WHEN it comes to receiving pearls of midfield wisdom from a variety of different outlets, Harry Middleton is pretty well blessed.
First Richie Wellens and now experienced Doncaster Rovers team-mates Paul Keegan and Richard Chaplow have been busy passing on nuggets of advice to the talented 20-year-old in the heat of battle.
Not forgetting managerial duo Darren Ferguson and Gavin Strachan, both engine-room operators in their playing days who have been helping to fine-tune Middleton’s game at the club’s Cantley Park training ground.
The tough part is taking on board that tutelage and striking out on your own. The smart money is on all those who have Middleton’s best interests in hearts not needing to bend his ear for too much longer.
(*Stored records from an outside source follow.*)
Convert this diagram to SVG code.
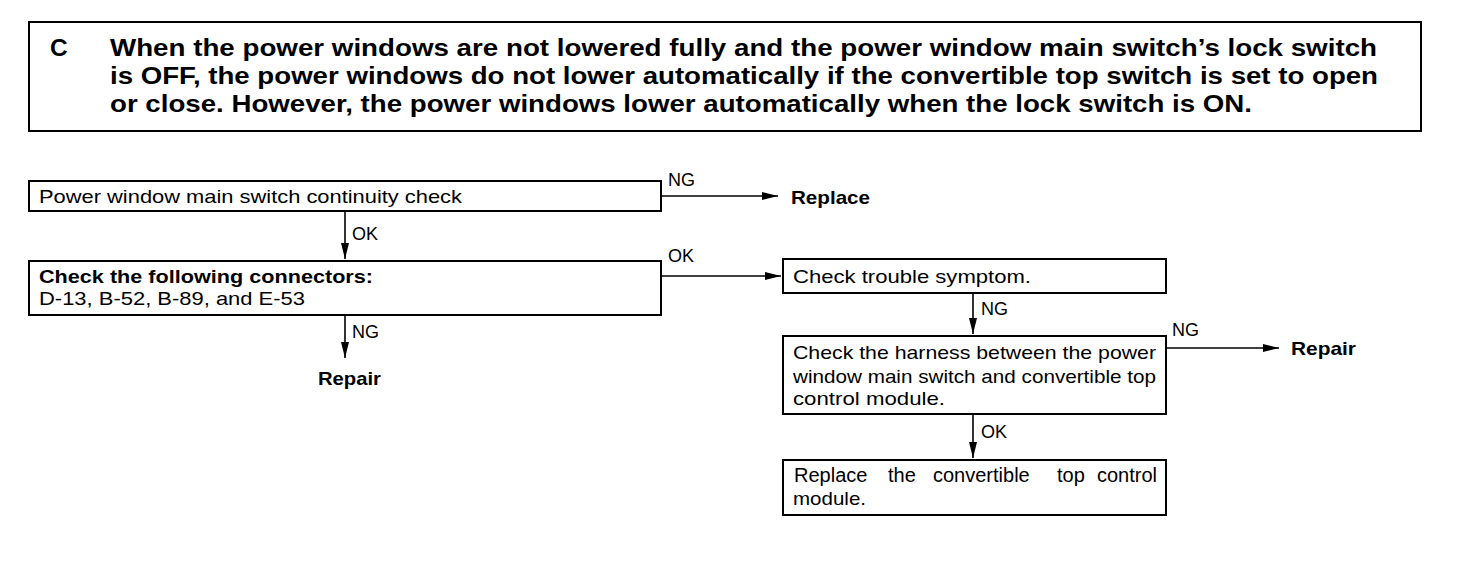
<svg xmlns="http://www.w3.org/2000/svg" width="1472" height="582" viewBox="0 0 1472 582">
<style>
.box{fill:#fff;stroke:#000;stroke-width:2}
.t{font-family:"Liberation Sans",Arial,sans-serif;font-size:19px;fill:#000}
.b{font-weight:bold}
.h{font-family:"Liberation Sans",Arial,sans-serif;font-size:24.5px;font-weight:bold;fill:#000}
.lbl{font-family:"Liberation Sans",Arial,sans-serif;font-size:18px;fill:#000}
.c{stroke:#000;stroke-width:1.6;fill:none}
</style>
<defs>
<marker id="ah" viewBox="0 0 16 8" refX="16" refY="4" markerWidth="16" markerHeight="8" markerUnits="userSpaceOnUse" orient="auto">
<path d="M0,0 L16,4 L0,8 z" fill="#000"/>
</marker>
</defs>
<rect width="1472" height="582" fill="#fff"/>
<g id="header">
<rect class="box" x="29" y="22" width="1392" height="109" stroke-width="2.5"/>
<text class="h" x="50" y="56">C</text>
<text class="h" x="110" y="56" textLength="1267" lengthAdjust="spacingAndGlyphs">When the power windows are not lowered fully and the power window main switch’s lock switch</text>
<text class="h" x="110" y="84" textLength="1268" lengthAdjust="spacingAndGlyphs">is OFF, the power windows do not lower automatically if the convertible top switch is set to open</text>
<text class="h" x="110" y="112" textLength="1142" lengthAdjust="spacingAndGlyphs">or close. However, the power windows lower automatically when the lock switch is ON.</text>
</g>
<g id="n1">
<rect class="box" x="29" y="181" width="632" height="30"/>
<text class="t" x="39" y="203" textLength="423" lengthAdjust="spacingAndGlyphs">Power window main switch continuity check</text>
</g>
<g id="n2">
<rect class="box" x="29" y="261" width="632" height="54"/>
<text class="t b" x="39" y="283" textLength="334" lengthAdjust="spacingAndGlyphs">Check the following connectors:</text>
<text class="t" x="39" y="305" textLength="266" lengthAdjust="spacingAndGlyphs">D-13, B-52, B-89, and E-53</text>
</g>
<g id="n_replace1">
<text class="t b" x="791" y="204" textLength="79" lengthAdjust="spacingAndGlyphs">Replace</text>
</g>
<g id="n_repair1">
<text class="t b" x="318" y="385" textLength="63" lengthAdjust="spacingAndGlyphs">Repair</text>
</g>
<g id="n3">
<rect class="box" x="783" y="259" width="383" height="34"/>
<text class="t" x="793" y="283" textLength="238" lengthAdjust="spacingAndGlyphs">Check trouble symptom.</text>
</g>
<g id="n4">
<rect class="box" x="783" y="336" width="383" height="78"/>
<text class="t" x="793" y="359" textLength="363" lengthAdjust="spacingAndGlyphs">Check the harness between the power</text>
<text class="t" x="793" y="383" textLength="363" lengthAdjust="spacingAndGlyphs">window main switch and convertible top</text>
<text class="t" x="793" y="405" textLength="152" lengthAdjust="spacingAndGlyphs">control module.</text>
</g>
<g id="n_repair2">
<text class="t b" x="1291" y="355" textLength="65" lengthAdjust="spacingAndGlyphs">Repair</text>
</g>
<g id="n5">
<rect class="box" x="783" y="460" width="383" height="55"/>
<text class="t" y="482" style="font-size:20px"><tspan x="794">Replace</tspan> <tspan x="888">the</tspan> <tspan x="933">convertible</tspan> <tspan x="1057">top</tspan> <tspan x="1097">control</tspan></text>
<text class="t" x="793" y="505" textLength="73" lengthAdjust="spacingAndGlyphs">module.</text>
</g>
<g id="connectors">
<line class="c" x1="661" y1="196" x2="778" y2="196" marker-end="url(#ah)"/>
<text class="lbl" x="668" y="186">NG</text>
<line class="c" x1="345" y1="211" x2="345" y2="259" marker-end="url(#ah)"/>
<text class="lbl" x="352" y="240">OK</text>
<line class="c" x1="661" y1="276" x2="781" y2="276" marker-end="url(#ah)"/>
<text class="lbl" x="668" y="262">OK</text>
<line class="c" x1="345" y1="315" x2="345" y2="358" marker-end="url(#ah)"/>
<text class="lbl" x="352" y="338">NG</text>
<line class="c" x1="973" y1="293" x2="973" y2="334" marker-end="url(#ah)"/>
<text class="lbl" x="981" y="315">NG</text>
<line class="c" x1="1166" y1="348" x2="1279" y2="348" marker-end="url(#ah)"/>
<text class="lbl" x="1172" y="336">NG</text>
<line class="c" x1="973" y1="414" x2="973" y2="458" marker-end="url(#ah)"/>
<text class="lbl" x="981" y="438">OK</text>
</g>
</svg>
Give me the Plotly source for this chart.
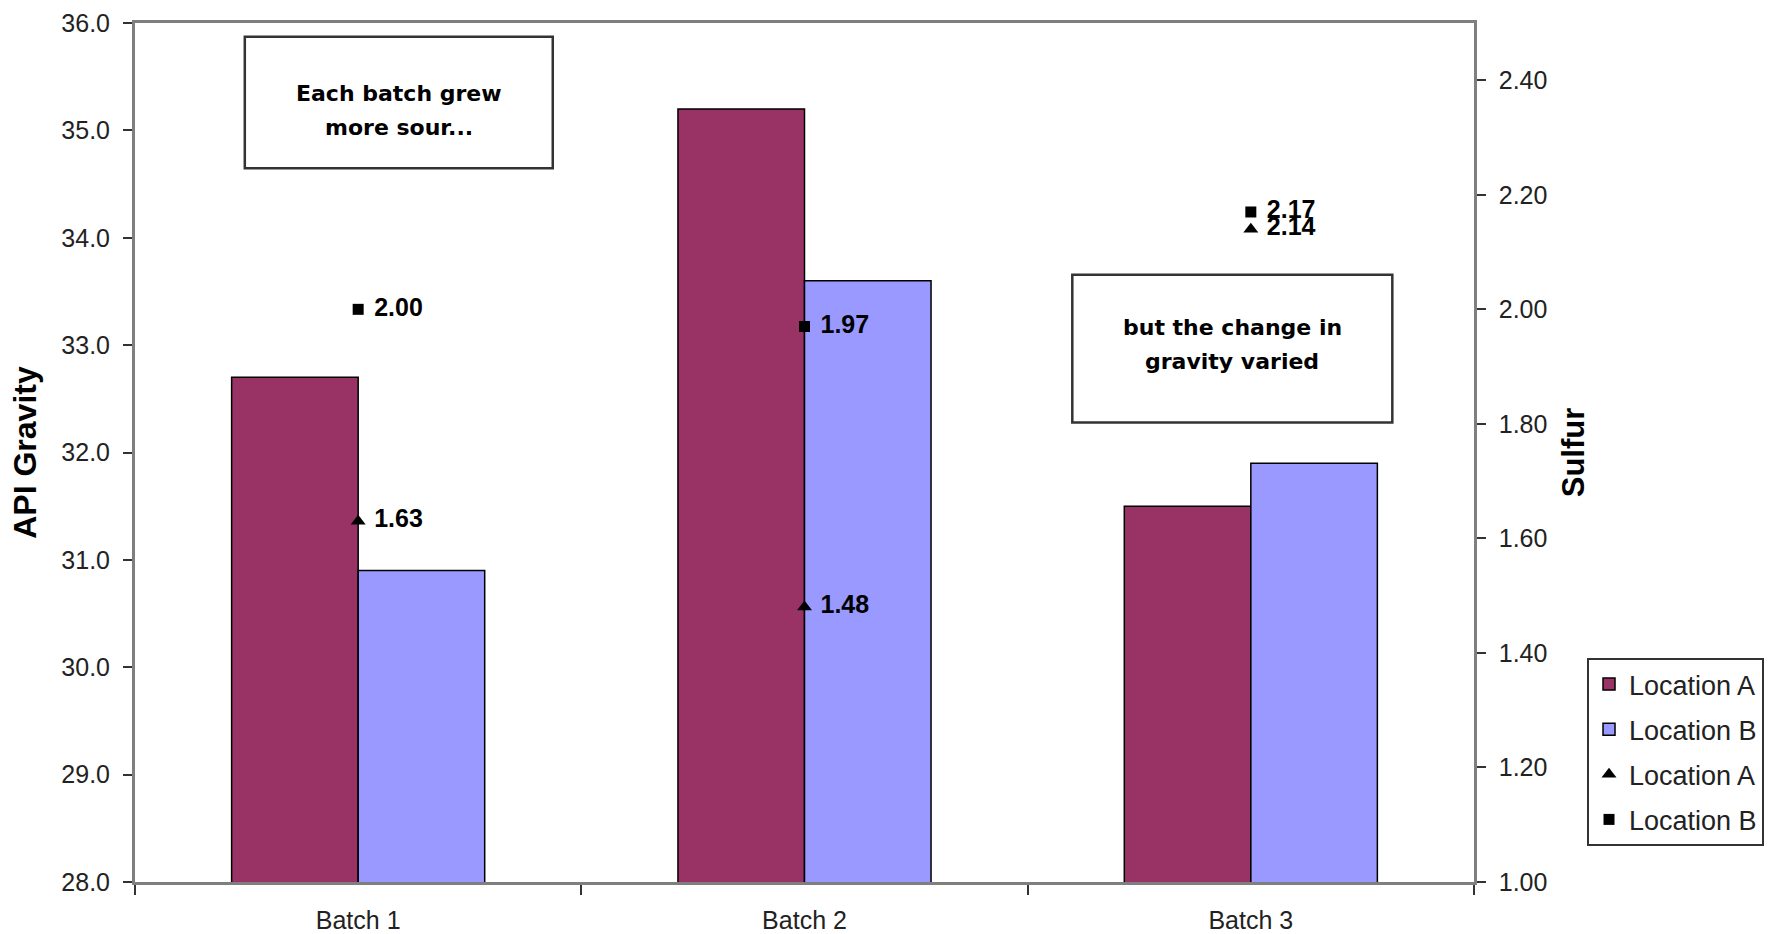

Middleton’s progress from rookie to fully-fledged first-team regular is fairly well down the road and is helping to mitigate for the departure of veteran Wellens, a player that the lad from Hatfield Woodhouse looked up to.
Middleton has emerged from Wellens’s shadow impressively and another test will come this afternoon in a home derby with Sheffield United which has the portents of a somewhat tense occasion given both side’s acute need for a positive result.
Given his development this term in a breakthrough year which has seen him make 29 appearances, few would bet against him rising to the challenge.
Middleton told The Yorkshire Post: “Obviously, I was second in line when Ritchie was here. But there’s still the likes of Keegs and Chaplow and I am learning off them as best as I can.
“They all try and push you as best as they can and I try and give it back, too.
“But I have a little bit more responsibility now.”
On the specific input of Rovers’ managerial team, he added: “The gaffer and Strachs have helped me massively.
“Since they have come in, I think I have personally come on a lot.
“There are a lot of things I don’t think are necessarily wrong, but that they think I can improve. It’s little things they tell you that just help your game massively and give you more time and space.
“They have looked at my game and picked individual things for me to do better.
“I’ve been working on mainly body shape and getting on the ball, rather than chasing the ball. It’s about staying away from the game a little bit and giving myself a little bit more space to move it quicker. They have also worked on me switching play.”
The investing of so much faith by Ferguson and Strachan – and others – in the development of Middleton is a real barometer of how highly that boyhood Rovers fan is rated by those in the know at the Keepmoat.
The evolution of the young midfielder, who was the club’s development squad captain last term, has been refined during a breakthrough campaign, which has seen him take responsibility, mature physically and find his voice on the pitch.
He is the first to admit that he is by no means the finished article, with improving his goals ratio being a clear box to tick, but the likelihood is that they will arrive in time.
He added: “This season was big for me to break in as best I could.
“Personally, I think it has gone well for me. Obviously, before the season, I was aiming to be involved more than last time and I have been involved a lot more than I anticipated, which has been really good.
“Performance-wise, I think I have got better as games have gone on. I just think I just need to add more goals and assists to start affecting games more.
“But it is the first season where I have felt part of a team rather than a young lad coming in. I am hoping that is showing.
“I am more confident in my own ability really. Whereas a year or two ago, I was just holding back a little bit as I wasn’t sure if I could cope or play well.”
As someone who used to watch Rovers from the terraces as a youngster at Belle Vue, when the derby fare included the likes of Scarborough, York City and Mansfield Town, he appreciates that having the Blades as local rivals has moved things to a different stratosphere.
While Rovers have aspirations down the line to return to the second tier following two spells there in their recent history, the pressure on the Blades to end their own Championship exile is of the heavy-duty variety.
Now in their fifth campaign in League One, the Bramall Lane outfit’s penance at this level has been a wholly excruciating one for Unitedites.
The Blades’ massed followers at the Keepmoat this afternoon need no reminding of their ignominious position of 11th and neither does manager Nigel Adkins either.
If they are to somehow end their stint in League One, you sense much of it will be down to a man Rovers know well in Billy Sharp, who proved a big crowd favourite during his productive spells at the club.
Not that Rovers will be wanting to witness too much of the Sharp prowess today.
Middleton said: “Sheffield United are a massive club who will be disappointed where they are. They have got some good players and a big fan-base. They should be up there.
“Their main player is Billy Sharp and he’s been here a long time and everyone knows what he’s about. He scores goals and even if he is not playing brilliantly, he is always a threat throughout.
“If you switch off for half-a-second, he’s is going to punish you and is probably their main threat.”